── LISTED RECORDS ──

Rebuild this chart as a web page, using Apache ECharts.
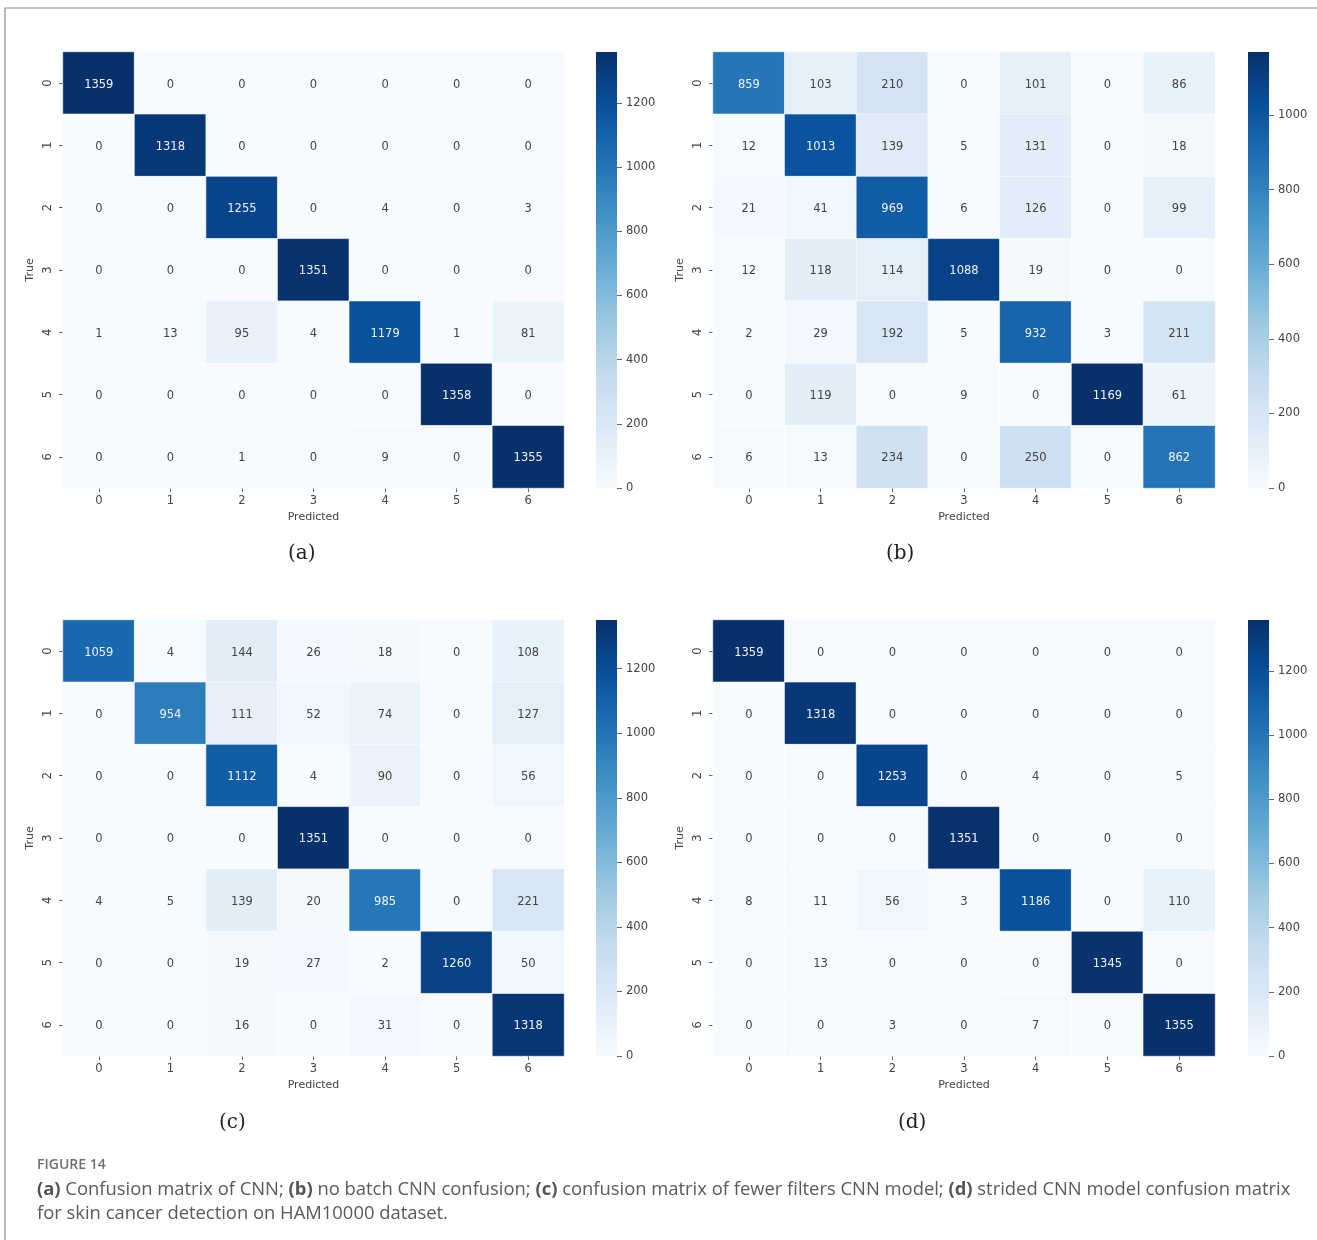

───
── LISTED RECORDS ──

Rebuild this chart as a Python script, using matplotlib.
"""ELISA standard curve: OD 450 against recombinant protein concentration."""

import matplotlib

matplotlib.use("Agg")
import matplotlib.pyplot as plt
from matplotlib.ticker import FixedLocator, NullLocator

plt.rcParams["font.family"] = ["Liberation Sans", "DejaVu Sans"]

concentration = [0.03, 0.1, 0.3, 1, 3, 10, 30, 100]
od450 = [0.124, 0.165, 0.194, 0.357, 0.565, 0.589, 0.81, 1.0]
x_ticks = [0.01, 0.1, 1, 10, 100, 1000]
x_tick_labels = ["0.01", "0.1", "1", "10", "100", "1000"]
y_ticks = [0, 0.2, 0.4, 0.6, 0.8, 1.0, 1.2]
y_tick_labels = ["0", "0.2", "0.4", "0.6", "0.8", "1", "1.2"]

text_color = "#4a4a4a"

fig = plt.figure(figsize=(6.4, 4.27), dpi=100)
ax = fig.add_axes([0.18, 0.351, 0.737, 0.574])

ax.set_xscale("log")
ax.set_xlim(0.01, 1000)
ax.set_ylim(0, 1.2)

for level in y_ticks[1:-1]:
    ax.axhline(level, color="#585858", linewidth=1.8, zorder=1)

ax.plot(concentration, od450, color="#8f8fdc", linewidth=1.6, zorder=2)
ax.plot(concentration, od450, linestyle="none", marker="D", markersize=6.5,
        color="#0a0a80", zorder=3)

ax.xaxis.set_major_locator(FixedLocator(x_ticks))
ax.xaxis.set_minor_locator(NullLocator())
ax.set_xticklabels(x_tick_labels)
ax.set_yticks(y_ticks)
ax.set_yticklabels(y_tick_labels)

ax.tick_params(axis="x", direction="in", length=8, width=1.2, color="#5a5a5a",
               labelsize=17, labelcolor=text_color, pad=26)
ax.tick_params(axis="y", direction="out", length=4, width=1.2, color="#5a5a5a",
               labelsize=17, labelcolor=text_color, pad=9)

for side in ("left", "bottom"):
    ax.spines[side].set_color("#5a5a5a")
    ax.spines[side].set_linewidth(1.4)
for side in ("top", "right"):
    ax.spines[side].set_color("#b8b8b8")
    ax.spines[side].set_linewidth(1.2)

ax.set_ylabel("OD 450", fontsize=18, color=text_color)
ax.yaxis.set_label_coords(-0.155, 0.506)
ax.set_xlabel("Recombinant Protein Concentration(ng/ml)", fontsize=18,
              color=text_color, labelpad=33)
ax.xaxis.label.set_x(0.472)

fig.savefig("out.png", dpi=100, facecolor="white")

───

## WORK TO DO
Nothing beyond the required lines should be retyped: start with the line that contains "Rebuild this chart as a Python" and finish with the line that contains "ax.set_ylim(0, 1.2)".

## ANSWER FOR THE TASK
Rebuild this chart as a Python script, using matplotlib.
"""ELISA standard curve: OD 450 against recombinant protein concentration."""

import matplotlib

matplotlib.use("Agg")
import matplotlib.pyplot as plt
from matplotlib.ticker import FixedLocator, NullLocator

plt.rcParams["font.family"] = ["Liberation Sans", "DejaVu Sans"]

concentration = [0.03, 0.1, 0.3, 1, 3, 10, 30, 100]
od450 = [0.124, 0.165, 0.194, 0.357, 0.565, 0.589, 0.81, 1.0]
x_ticks = [0.01, 0.1, 1, 10, 100, 1000]
x_tick_labels = ["0.01", "0.1", "1", "10", "100", "1000"]
y_ticks = [0, 0.2, 0.4, 0.6, 0.8, 1.0, 1.2]
y_tick_labels = ["0", "0.2", "0.4", "0.6", "0.8", "1", "1.2"]

text_color = "#4a4a4a"

fig = plt.figure(figsize=(6.4, 4.27), dpi=100)
ax = fig.add_axes([0.18, 0.351, 0.737, 0.574])

ax.set_xscale("log")
ax.set_xlim(0.01, 1000)
ax.set_ylim(0, 1.2)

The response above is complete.